Isnam Taljic accepts International Literary Prize "Srebrenica" from Naser Oric
on July 25, 2008. Photo courtesy: Bosnjaci.Net Magazine

Naser Oric is a former Bosniak military officer who commanded the Army of the Republic of Bosnia and Herzegovina while defending the besieged enclave of Srebrenica in eastern Bosnia.  Before the war, he was a former bodyguard of Serbian president Slobodan Milosevic. During the war, between 1992 and 1995, Srebrenica was surrounded and terrorized by notorious Serb forces led by General Ratko Mladic.

Contrary to opinions of Chuck Sudetic and similar neutralists, Oric was never undisciplined "warlord" and he never hated Serb people. Milosevic's son Marko adored and supported Naser Oric while he stood trial at the International Criminal Tribunal, which ended in full acquittal of Oric from all charges brought against him.

Oric was a honorable soldier who defended his town and his people from savage Serb brutality. He never targeted Serbian civilians in his counter-attacks on Serb army positions in villages around Srebrenica. A very small number of Serb civilians died in the cross-fire owing to Naser Oric's policy and discipline in keeping civilian deaths as low as possible.

Serbian terrorists in villages around Srebrenica were not so careful in saving Bosniak lives. They regularly prevented humanitarian aid from entering the besieged enclave, which in turn caused starvation and deaths among many Bosnian Muslim civilians in Srebrenica.

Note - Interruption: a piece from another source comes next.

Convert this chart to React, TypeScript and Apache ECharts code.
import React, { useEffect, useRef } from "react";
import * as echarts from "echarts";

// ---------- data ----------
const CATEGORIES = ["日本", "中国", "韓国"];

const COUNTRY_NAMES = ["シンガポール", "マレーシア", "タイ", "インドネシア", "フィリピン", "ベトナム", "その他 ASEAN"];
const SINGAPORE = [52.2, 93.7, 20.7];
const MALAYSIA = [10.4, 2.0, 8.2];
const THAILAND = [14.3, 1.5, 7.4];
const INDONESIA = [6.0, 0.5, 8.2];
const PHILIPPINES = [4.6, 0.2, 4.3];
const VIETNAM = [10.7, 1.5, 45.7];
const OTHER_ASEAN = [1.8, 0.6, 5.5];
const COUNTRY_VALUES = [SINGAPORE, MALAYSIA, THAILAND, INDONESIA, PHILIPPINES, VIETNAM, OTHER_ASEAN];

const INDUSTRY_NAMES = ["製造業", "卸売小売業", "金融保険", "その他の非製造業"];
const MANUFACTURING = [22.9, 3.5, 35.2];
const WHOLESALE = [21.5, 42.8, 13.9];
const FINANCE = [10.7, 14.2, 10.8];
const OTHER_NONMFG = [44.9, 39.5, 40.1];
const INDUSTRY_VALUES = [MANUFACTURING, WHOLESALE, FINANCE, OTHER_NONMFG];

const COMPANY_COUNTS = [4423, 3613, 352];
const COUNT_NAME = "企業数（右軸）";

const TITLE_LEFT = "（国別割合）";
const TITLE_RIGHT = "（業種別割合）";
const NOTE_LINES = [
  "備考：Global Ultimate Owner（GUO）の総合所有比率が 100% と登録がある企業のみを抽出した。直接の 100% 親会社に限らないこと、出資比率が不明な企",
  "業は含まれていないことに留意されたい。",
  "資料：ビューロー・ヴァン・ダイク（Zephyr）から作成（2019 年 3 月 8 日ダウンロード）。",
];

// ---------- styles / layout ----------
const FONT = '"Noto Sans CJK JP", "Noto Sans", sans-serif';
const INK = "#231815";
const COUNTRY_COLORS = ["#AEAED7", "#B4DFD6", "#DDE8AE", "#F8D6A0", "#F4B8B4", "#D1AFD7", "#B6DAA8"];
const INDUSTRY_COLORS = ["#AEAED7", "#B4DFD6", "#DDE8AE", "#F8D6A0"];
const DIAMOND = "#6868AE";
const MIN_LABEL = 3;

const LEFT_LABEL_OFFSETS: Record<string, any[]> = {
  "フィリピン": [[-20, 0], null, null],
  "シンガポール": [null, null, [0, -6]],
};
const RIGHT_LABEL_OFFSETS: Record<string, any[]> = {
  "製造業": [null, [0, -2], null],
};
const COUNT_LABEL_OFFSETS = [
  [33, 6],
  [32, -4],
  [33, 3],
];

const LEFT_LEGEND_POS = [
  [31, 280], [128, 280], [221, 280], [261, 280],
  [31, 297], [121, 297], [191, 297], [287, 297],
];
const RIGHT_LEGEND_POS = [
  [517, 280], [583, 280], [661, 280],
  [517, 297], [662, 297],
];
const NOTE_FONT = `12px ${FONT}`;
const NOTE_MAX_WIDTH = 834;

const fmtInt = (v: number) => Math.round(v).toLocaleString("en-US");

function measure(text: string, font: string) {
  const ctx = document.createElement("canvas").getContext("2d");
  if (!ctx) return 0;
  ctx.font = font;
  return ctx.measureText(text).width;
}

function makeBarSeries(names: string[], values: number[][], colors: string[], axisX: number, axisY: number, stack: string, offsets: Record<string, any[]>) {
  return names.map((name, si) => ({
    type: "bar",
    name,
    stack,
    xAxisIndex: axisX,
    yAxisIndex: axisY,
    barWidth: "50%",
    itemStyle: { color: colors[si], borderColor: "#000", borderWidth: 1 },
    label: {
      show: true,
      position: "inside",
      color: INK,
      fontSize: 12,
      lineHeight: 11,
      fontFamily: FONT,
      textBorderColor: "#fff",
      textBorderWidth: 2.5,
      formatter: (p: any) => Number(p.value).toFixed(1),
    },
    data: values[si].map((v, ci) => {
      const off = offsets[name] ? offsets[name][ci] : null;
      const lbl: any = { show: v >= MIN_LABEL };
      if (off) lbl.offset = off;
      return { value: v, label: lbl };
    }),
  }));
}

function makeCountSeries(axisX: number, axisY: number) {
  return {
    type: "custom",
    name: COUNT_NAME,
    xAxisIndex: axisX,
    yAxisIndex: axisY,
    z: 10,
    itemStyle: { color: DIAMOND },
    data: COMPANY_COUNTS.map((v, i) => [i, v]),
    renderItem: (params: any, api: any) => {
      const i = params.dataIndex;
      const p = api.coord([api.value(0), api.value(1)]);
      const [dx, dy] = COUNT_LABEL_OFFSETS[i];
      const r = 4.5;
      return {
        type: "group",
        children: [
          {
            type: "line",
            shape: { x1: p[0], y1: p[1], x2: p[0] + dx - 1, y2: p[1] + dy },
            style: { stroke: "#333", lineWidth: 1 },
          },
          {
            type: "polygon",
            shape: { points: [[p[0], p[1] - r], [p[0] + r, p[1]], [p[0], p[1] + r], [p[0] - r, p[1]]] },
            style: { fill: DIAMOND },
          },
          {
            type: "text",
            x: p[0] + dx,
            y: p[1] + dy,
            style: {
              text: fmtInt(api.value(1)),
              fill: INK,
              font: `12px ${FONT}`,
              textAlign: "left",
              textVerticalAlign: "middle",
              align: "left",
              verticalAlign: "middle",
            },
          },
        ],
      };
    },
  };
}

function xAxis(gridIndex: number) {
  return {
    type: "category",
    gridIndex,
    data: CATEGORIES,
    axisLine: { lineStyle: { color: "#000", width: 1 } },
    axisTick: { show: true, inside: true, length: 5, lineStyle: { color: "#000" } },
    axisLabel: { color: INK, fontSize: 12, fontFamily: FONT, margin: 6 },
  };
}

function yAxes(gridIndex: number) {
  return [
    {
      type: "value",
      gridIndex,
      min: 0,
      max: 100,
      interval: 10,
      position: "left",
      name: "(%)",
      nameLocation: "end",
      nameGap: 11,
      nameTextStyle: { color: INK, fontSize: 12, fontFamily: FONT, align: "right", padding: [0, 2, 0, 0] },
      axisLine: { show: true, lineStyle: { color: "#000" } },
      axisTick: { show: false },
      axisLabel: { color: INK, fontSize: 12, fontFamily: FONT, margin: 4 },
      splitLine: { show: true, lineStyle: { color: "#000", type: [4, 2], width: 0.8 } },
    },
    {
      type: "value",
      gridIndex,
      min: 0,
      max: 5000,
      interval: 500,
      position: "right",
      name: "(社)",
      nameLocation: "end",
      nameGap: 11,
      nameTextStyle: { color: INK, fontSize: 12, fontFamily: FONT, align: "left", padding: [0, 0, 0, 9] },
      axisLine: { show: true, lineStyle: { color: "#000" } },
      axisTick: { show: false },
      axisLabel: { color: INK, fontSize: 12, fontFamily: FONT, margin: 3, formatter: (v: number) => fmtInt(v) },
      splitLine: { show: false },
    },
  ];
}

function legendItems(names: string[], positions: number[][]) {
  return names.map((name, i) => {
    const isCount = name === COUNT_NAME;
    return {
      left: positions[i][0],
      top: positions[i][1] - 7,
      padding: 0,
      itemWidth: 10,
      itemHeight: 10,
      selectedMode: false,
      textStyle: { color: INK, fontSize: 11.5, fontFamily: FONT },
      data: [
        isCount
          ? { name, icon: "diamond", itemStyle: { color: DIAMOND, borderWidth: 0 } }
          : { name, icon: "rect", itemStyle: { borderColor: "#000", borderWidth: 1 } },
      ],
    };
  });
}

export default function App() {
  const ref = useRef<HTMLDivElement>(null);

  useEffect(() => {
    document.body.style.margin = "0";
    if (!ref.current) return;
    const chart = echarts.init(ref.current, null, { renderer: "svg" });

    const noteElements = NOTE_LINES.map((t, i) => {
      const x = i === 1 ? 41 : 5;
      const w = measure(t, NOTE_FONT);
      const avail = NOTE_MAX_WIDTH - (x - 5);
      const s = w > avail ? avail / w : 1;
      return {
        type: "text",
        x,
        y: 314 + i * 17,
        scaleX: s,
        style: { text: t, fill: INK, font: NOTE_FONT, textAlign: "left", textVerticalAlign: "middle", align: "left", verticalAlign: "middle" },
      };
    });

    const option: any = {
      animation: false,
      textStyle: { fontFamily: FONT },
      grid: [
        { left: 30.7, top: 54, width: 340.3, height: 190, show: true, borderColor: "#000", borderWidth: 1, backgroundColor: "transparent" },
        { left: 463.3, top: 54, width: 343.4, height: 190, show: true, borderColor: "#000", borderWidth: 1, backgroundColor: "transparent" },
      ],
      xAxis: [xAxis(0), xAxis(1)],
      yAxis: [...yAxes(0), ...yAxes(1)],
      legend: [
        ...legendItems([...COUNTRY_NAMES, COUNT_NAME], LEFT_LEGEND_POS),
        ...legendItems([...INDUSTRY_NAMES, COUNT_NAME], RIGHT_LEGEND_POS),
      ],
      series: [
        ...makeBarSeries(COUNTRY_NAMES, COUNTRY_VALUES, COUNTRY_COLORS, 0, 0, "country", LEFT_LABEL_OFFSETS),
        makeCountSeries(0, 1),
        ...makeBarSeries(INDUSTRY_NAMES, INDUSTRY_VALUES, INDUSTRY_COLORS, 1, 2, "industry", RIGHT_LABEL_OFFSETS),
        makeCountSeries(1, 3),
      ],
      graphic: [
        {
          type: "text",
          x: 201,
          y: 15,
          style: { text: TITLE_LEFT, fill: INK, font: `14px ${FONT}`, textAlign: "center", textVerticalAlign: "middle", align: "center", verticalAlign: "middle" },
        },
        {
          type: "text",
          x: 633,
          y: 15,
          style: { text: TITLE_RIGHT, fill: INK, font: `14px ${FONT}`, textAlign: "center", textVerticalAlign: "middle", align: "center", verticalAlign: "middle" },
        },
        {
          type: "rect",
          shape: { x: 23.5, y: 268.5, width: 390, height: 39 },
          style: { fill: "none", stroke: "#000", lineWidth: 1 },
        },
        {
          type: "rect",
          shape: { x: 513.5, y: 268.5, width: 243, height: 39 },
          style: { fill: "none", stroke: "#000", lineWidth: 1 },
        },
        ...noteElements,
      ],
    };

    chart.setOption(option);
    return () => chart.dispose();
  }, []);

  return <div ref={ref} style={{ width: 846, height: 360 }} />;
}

Serbian terrorists also attacked Srebrenica on a daily basis, causing property damage and deliberate deaths among the Bosniak population who flocked to the enclave seeking safety from Serbian ethnic cleansing campaign.

Shortly after being acquitted of all charges brought against him, Naser Oric made the following statement (translated from Bosnian language):

"I am sorry that, as you put it, Serbs feel unhappy and angry. However, I don't think like that. To me, there is other side, political side who thinks like that. And since I am a soldier, I know that Serbs... true Serbs who are also soldiers, know well that I fought them fair and square on a battlefield. Therefore, I don't think they are jealous because of my acquittal; they knew for a long that I was never a war criminal, and that I was a soldier fighting on a battlefield for survival, and nothing else."